--- start ---

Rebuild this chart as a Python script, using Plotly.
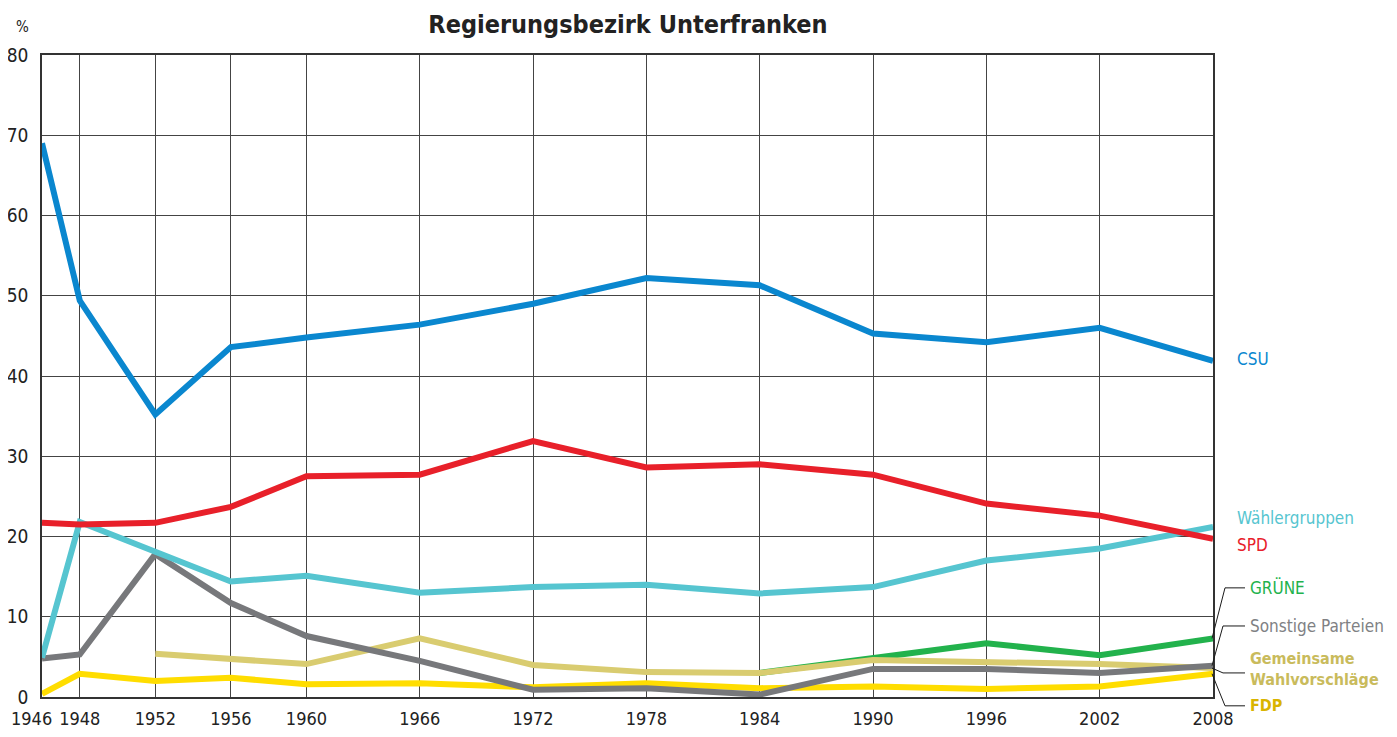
import plotly.graph_objects as go

years = [1946, 1948, 1952, 1956, 1960, 1966, 1972, 1978, 1984, 1990, 1996, 2002, 2008]
csu = [69.0, 49.4, 35.2, 43.6, 44.8, 46.4, 49.0, 52.2, 51.3, 45.3, 44.2, 46.0, 41.9]
spd = [21.7, 21.5, 21.7, 23.7, 27.5, 27.7, 31.9, 28.6, 29.0, 27.7, 24.1, 22.6, 19.7]
waehler = [4.9, 21.8, 18.1, 14.4, 15.1, 13.0, 13.7, 14.0, 12.9, 13.7, 17.0, 18.5, 21.2]
sonstige = [4.8, 5.3, 17.8, 11.7, 7.6, 4.5, 0.9, 1.1, 0.3, 3.5, 3.5, 3.0, 3.9]
gemein_years = [1952, 1956, 1960, 1966, 1972, 1978, 1984, 1990, 1996, 2002, 2008]
gemeinsame = [5.4, 4.8, 4.1, 7.3, 4.0, 3.1, 3.0, 4.6, 4.3, 4.1, 3.6]
gruene_years = [1984, 1990, 1996, 2002, 2008]
gruene = [3.0, 4.9, 6.7, 5.2, 7.3]
fdp = [0.4, 2.9, 2.0, 2.4, 1.6, 1.7, 1.2, 1.7, 1.1, 1.3, 1.0, 1.3, 2.9]

FONT = "Liberation Sans Narrow, DejaVu Sans Condensed, sans-serif"

C_CSU = "#0a87cf"
C_SPD = "#e8202a"
C_WAE = "#56c5d0"
C_SON = "#77787b"
C_GEM = "#d9cc70"
C_GRU = "#22b24c"
C_FDP = "#ffdd00"

# page body has an 8px margin; work in reference pixels and shift
OFF = 8
W, H = 1397 - 2 * OFF, 737 - 2 * OFF
PL, PR, PT, PB = 42 - OFF, 1213 - OFF, 55 - OFF, 697 - OFF
YMAX = 80

fig = go.Figure()
LW = 6

def add(x, y, color):
    fig.add_trace(go.Scatter(x=x, y=y, mode="lines", line=dict(color=color, width=LW),
                             hoverinfo="skip", showlegend=False))

add(gruene_years, gruene, C_GRU)
add(gemein_years, gemeinsame, C_GEM)
add(years, fdp, C_FDP)
add(years, sonstige, C_SON)
add(years, waehler, C_WAE)
add(years, spd, C_SPD)
add(years, csu, C_CSU)

def px_to_paper(px):
    # px in reference coordinates
    return (px - 42) / (1213 - 42)

def py_to_paper(py):
    return (697 - py) / (697 - 55)

# right-side labels (label position given in % units)
labels = [
    ("CSU", 42.1, C_CSU, 1236, False, 17),
    ("Wählergruppen", 22.3, C_WAE, 1236, False, 17),
    ("SPD", 18.9, C_SPD, 1236, False, 17),
    ("GRÜNE", 13.6, C_GRU, 1249, False, 17),
    ("Sonstige Parteien", 8.85, "#808184", 1249, False, 17),
    ("Gemeinsame<br>Wahlvorschläge", 3.5, "#c9bb5c", 1249, True, 16),
    ("FDP", -1.1, "#d9b400", 1249, True, 16),
]
for text, yv, col, px, bold, fs in labels:
    fig.add_annotation(x=px_to_paper(px), xref="paper", y=yv / YMAX, yref="paper",
                       text=f"<b>{text}</b>" if bold else text,
                       showarrow=False, xanchor="left", yanchor="middle",
                       align="left", borderpad=0,
                       font=dict(family=FONT, size=fs, color=col))

# connector lines for the crowded labels
connectors = [
    (gruene[-1], 13.6, 1225),
    (sonstige[-1], 8.85, 1223),
    (gemeinsame[-1], 3.0, 1223),
    (fdp[-1], -1.1, 1225),
]
for ys, ye, kx in connectors:
    fig.add_shape(type="path", xref="paper", yref="paper",
                  path=f"M {px_to_paper(1212)},{ys/YMAX} L {px_to_paper(kx)},{ye/YMAX} L {px_to_paper(1245)},{ye/YMAX}",
                  line=dict(color="#1a1a1a", width=1))

# % label
fig.add_annotation(x=px_to_paper(22), xref="paper", y=py_to_paper(27), yref="paper",
                   text="%", showarrow=False, xanchor="center", yanchor="middle",
                   font=dict(family=FONT, size=15, color="#222"))
# first year label sits left of the axis start
fig.add_annotation(x=px_to_paper(31), xref="paper", y=py_to_paper(719), yref="paper",
                   text=str(years[0]), showarrow=False, xanchor="center", yanchor="middle",
                   font=dict(family=FONT, size=18, color="#222"))

fig.update_layout(
    width=W, height=H,
    margin=dict(l=PL, r=W - PR, t=PT, b=H - PB, pad=0),
    paper_bgcolor="white", plot_bgcolor="white",
    title=dict(text="<b>Regierungsbezirk Unterfranken</b>", x=(628 - OFF) / W, xanchor="center",
               xref="container",
               y=1 - (24 - OFF) / H, yanchor="middle", yref="container",
               font=dict(family=FONT, size=25, color="#222")),
    font=dict(family=FONT, size=18, color="#222"),
    showlegend=False,
)
fig.update_xaxes(range=[1946, 2008], tickvals=years,
                 ticktext=[""] + [str(y) for y in years[1:]],
                 showgrid=True, gridcolor="#444", gridwidth=1,
                 showline=True, linecolor="#333", linewidth=1.5, mirror=True,
                 zeroline=False, ticks="", ticklabelstandoff=5, tickangle=0,
                 automargin=False,
                 tickfont=dict(family=FONT, size=18, color="#222"))
fig.update_yaxes(range=[0, YMAX], tickvals=list(range(0, 81, 10)),
                 showgrid=True, gridcolor="#444", gridwidth=1,
                 showline=True, linecolor="#333", linewidth=1.5, mirror=True,
                 zeroline=False, ticks="", ticklabelstandoff=8,
                 automargin=False,
                 tickfont=dict(family=FONT, size=19, color="#222"))

fig.write_html("out.html")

--- end ---

▶ _TASK OBJECTIVE_: Please take the lines from the beginning of the data above through the line holding "import plotly.graph_objects as go" and transcribe them exactly, without any pictures.

▶ _RESULT OF THE TASK_:
Rebuild this chart as a Python script, using Plotly.
import plotly.graph_objects as go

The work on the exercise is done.